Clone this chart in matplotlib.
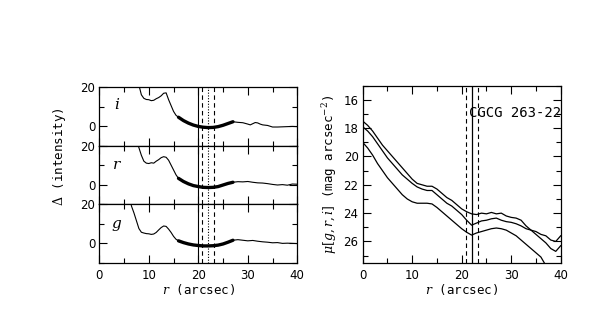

• • • •

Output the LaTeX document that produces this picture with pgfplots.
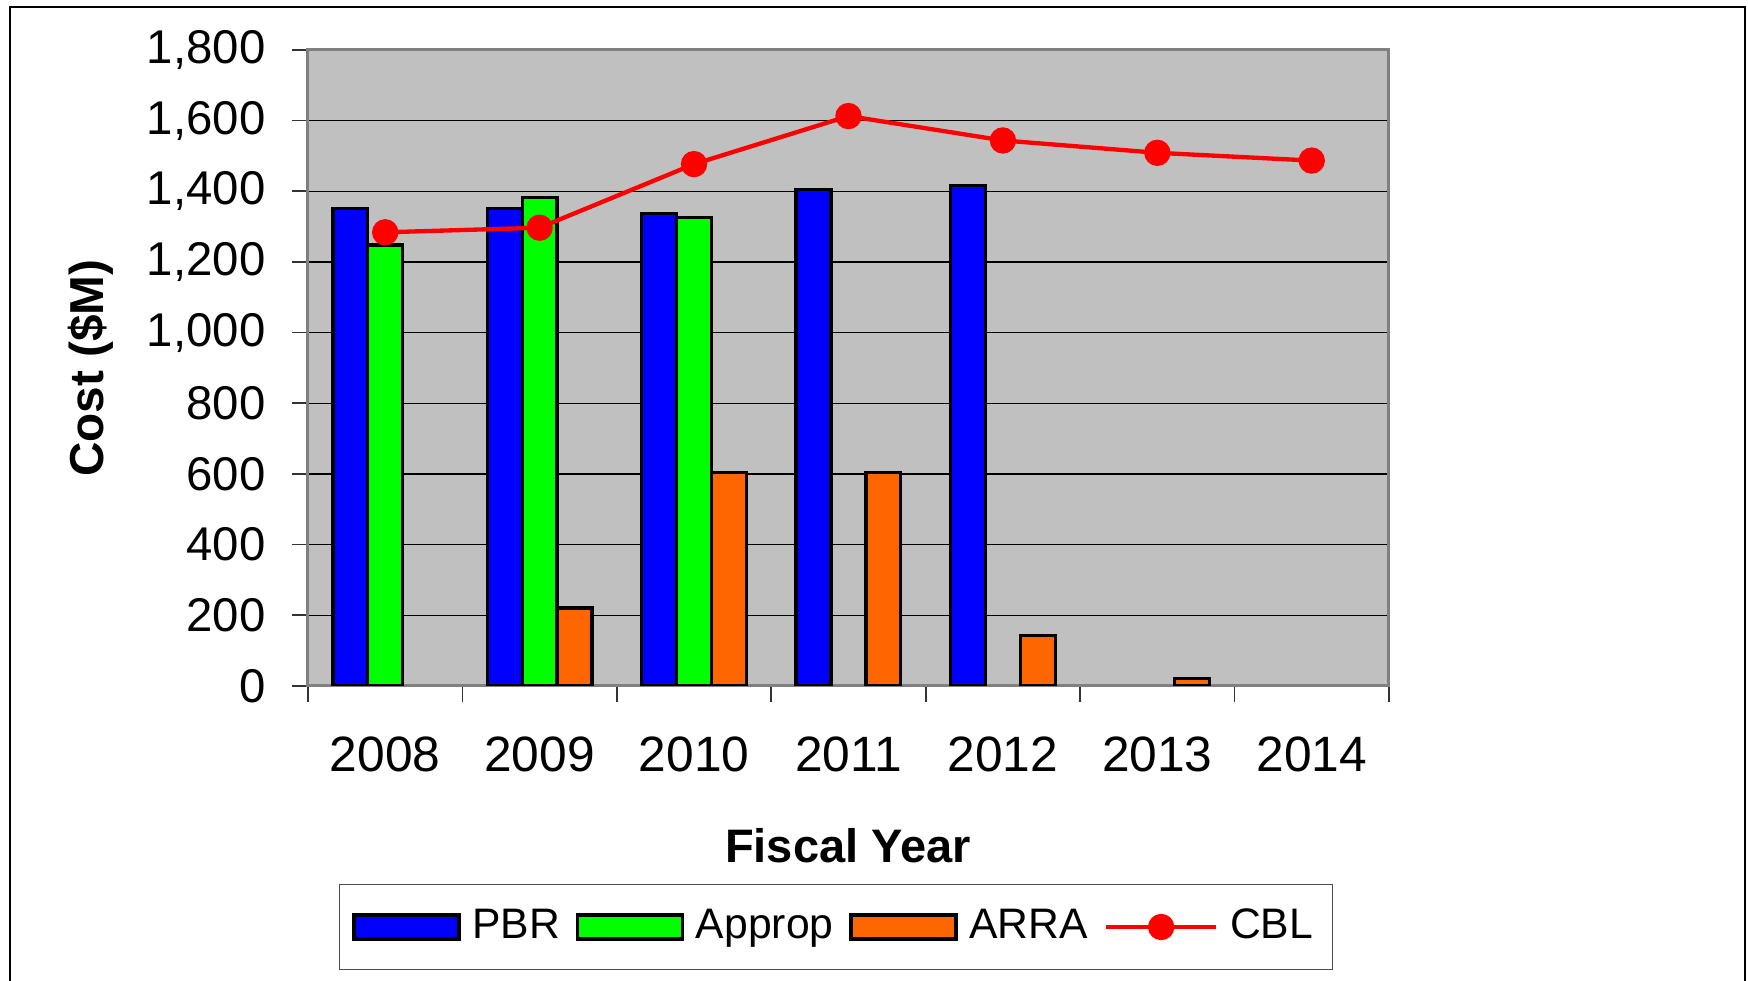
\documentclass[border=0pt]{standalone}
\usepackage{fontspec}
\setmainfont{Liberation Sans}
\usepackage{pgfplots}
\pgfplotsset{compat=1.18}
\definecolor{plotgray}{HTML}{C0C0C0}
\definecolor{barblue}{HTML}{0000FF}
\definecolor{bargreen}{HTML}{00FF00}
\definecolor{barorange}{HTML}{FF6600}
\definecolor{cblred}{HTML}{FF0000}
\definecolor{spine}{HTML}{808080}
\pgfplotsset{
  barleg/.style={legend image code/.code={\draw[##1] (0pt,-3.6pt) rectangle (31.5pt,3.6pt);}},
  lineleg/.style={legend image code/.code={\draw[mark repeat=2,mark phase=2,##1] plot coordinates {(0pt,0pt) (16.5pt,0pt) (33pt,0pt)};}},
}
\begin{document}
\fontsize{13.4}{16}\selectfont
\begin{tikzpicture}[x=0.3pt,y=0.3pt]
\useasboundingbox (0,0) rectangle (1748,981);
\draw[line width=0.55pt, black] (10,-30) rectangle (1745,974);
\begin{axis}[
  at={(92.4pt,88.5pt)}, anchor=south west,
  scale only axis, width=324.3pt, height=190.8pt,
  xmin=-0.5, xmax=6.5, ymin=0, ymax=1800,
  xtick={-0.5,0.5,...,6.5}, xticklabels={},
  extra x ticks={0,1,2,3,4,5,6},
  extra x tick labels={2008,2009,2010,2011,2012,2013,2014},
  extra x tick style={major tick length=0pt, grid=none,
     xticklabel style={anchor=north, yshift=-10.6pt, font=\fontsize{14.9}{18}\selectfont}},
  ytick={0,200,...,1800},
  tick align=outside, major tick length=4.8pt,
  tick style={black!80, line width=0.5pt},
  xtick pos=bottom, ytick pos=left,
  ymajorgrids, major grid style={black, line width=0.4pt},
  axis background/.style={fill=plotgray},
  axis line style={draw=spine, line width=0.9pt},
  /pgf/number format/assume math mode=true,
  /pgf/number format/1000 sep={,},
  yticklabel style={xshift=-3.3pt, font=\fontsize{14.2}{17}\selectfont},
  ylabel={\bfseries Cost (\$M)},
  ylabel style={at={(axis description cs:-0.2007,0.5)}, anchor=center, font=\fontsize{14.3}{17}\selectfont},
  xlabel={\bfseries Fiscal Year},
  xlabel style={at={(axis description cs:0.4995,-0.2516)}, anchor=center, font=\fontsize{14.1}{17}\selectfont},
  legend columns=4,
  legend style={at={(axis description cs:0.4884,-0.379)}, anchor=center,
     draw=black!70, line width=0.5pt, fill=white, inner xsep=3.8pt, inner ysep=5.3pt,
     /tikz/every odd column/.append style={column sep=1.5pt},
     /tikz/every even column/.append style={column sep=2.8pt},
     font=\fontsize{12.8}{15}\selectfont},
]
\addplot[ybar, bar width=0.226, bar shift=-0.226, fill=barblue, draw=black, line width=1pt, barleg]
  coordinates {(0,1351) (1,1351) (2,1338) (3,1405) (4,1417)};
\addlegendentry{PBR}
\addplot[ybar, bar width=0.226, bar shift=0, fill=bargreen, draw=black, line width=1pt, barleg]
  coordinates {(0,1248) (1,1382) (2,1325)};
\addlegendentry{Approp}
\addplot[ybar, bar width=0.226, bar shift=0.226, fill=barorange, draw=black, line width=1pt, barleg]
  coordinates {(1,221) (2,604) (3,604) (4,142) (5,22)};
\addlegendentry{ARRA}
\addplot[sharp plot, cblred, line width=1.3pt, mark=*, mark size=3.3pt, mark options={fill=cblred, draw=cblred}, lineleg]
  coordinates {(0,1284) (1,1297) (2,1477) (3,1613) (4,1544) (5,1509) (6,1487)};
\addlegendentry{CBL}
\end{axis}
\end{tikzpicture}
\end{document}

• • • •

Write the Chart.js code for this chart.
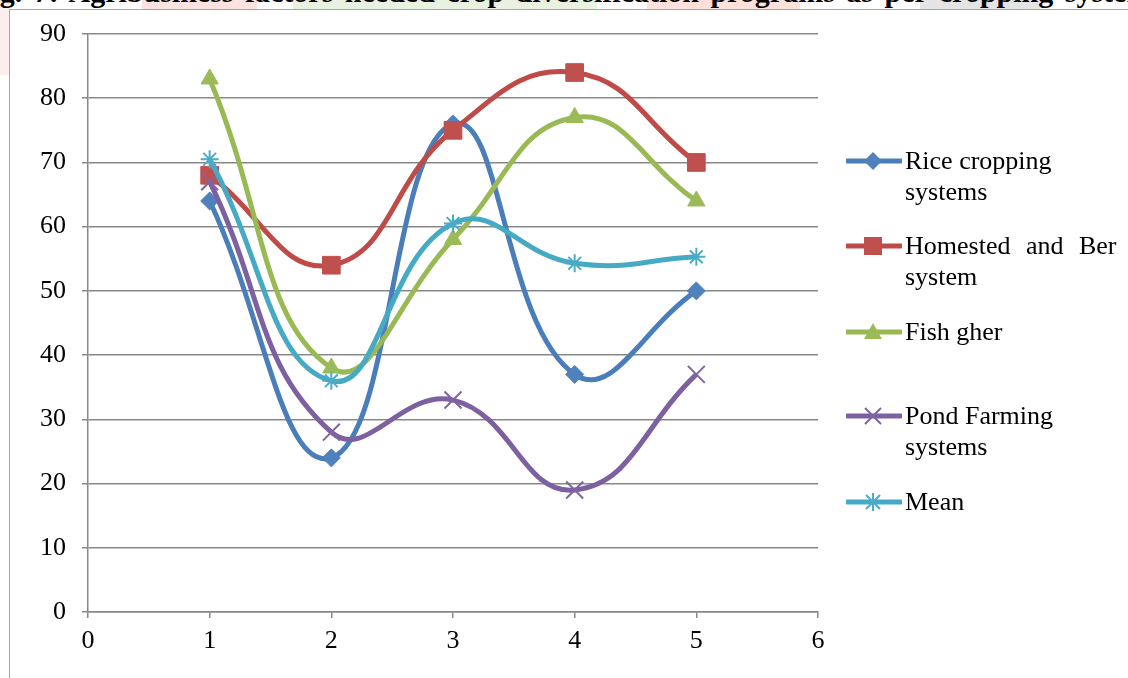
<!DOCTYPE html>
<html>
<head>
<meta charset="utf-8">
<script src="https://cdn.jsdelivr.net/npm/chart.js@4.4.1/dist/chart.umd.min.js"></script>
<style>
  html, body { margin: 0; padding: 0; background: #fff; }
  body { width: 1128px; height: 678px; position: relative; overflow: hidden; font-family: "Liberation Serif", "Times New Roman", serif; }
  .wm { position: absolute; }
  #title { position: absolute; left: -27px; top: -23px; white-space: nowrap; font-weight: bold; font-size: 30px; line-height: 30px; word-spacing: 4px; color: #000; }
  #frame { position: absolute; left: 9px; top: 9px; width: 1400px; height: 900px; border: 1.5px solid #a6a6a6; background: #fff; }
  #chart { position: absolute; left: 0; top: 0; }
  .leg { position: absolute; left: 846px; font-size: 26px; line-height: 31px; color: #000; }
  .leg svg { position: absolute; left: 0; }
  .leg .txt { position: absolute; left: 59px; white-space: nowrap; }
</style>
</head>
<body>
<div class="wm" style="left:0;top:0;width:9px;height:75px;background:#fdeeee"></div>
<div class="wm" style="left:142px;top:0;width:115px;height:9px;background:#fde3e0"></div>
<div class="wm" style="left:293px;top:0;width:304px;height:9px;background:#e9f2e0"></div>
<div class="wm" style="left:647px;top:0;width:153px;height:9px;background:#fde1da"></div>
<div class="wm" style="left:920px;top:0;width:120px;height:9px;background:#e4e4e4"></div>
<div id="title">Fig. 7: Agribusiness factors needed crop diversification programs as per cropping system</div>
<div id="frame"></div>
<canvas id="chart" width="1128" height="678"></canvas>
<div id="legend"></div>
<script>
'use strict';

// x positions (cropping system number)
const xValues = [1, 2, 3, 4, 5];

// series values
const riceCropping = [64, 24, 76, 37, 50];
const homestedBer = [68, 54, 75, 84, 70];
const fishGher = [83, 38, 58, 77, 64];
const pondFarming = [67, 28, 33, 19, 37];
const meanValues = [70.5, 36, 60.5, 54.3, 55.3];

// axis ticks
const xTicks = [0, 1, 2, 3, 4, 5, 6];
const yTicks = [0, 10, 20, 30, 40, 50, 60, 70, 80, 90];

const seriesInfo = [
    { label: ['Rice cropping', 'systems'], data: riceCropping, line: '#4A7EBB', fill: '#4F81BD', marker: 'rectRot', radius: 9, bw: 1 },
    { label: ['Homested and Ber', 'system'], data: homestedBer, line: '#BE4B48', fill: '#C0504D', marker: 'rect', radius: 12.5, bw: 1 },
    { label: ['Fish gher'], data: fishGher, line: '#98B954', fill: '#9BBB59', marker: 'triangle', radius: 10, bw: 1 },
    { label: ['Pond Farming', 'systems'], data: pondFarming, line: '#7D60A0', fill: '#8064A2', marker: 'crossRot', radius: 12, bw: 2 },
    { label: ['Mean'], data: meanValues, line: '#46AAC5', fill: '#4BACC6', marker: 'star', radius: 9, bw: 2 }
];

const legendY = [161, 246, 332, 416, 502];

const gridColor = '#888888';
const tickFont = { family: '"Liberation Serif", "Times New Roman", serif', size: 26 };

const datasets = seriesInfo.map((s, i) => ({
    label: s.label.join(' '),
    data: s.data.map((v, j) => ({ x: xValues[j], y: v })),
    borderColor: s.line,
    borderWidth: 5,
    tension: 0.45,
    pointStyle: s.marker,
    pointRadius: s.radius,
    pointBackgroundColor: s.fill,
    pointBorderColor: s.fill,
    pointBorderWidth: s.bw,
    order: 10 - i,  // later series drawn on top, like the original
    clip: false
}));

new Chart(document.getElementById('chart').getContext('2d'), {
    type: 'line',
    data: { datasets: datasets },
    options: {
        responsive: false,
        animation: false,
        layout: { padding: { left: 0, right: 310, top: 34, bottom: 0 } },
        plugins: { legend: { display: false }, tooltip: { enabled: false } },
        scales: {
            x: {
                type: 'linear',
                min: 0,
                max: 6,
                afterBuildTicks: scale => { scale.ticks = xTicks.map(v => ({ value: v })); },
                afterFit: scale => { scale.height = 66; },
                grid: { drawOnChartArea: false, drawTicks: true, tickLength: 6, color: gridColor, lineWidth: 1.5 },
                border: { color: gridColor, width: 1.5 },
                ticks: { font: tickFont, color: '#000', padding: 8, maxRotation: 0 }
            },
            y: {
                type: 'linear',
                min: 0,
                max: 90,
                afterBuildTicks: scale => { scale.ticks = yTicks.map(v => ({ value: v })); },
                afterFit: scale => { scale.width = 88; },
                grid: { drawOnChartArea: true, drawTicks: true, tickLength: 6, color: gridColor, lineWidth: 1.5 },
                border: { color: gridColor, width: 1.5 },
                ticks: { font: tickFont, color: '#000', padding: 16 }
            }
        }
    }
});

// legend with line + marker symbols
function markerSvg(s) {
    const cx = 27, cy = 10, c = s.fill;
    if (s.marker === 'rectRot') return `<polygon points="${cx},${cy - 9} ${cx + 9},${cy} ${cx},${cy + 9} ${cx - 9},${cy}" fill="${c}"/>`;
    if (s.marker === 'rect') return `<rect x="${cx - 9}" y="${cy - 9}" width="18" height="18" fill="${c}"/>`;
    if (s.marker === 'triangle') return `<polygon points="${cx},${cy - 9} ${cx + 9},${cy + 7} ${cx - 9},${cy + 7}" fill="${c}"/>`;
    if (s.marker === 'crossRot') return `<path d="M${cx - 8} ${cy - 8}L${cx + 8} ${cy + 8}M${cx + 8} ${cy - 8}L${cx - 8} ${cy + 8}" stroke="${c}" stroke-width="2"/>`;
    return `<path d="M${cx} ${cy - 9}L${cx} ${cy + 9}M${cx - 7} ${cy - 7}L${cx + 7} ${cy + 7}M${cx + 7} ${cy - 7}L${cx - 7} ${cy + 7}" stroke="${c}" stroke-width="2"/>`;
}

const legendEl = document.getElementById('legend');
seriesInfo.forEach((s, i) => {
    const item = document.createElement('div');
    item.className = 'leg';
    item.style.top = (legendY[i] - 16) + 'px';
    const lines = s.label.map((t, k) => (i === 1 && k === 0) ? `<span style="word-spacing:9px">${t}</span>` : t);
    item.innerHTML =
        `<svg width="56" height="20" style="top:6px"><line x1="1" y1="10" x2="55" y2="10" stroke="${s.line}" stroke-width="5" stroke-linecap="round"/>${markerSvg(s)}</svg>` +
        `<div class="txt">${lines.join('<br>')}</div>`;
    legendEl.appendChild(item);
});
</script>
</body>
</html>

• • • •

Filter lines by "this" and return each hit.

TASK ANSWER:
Clone this chart in matplotlib.
Output the LaTeX document that produces this picture with pgfplots.
Write the Chart.js code for this chart.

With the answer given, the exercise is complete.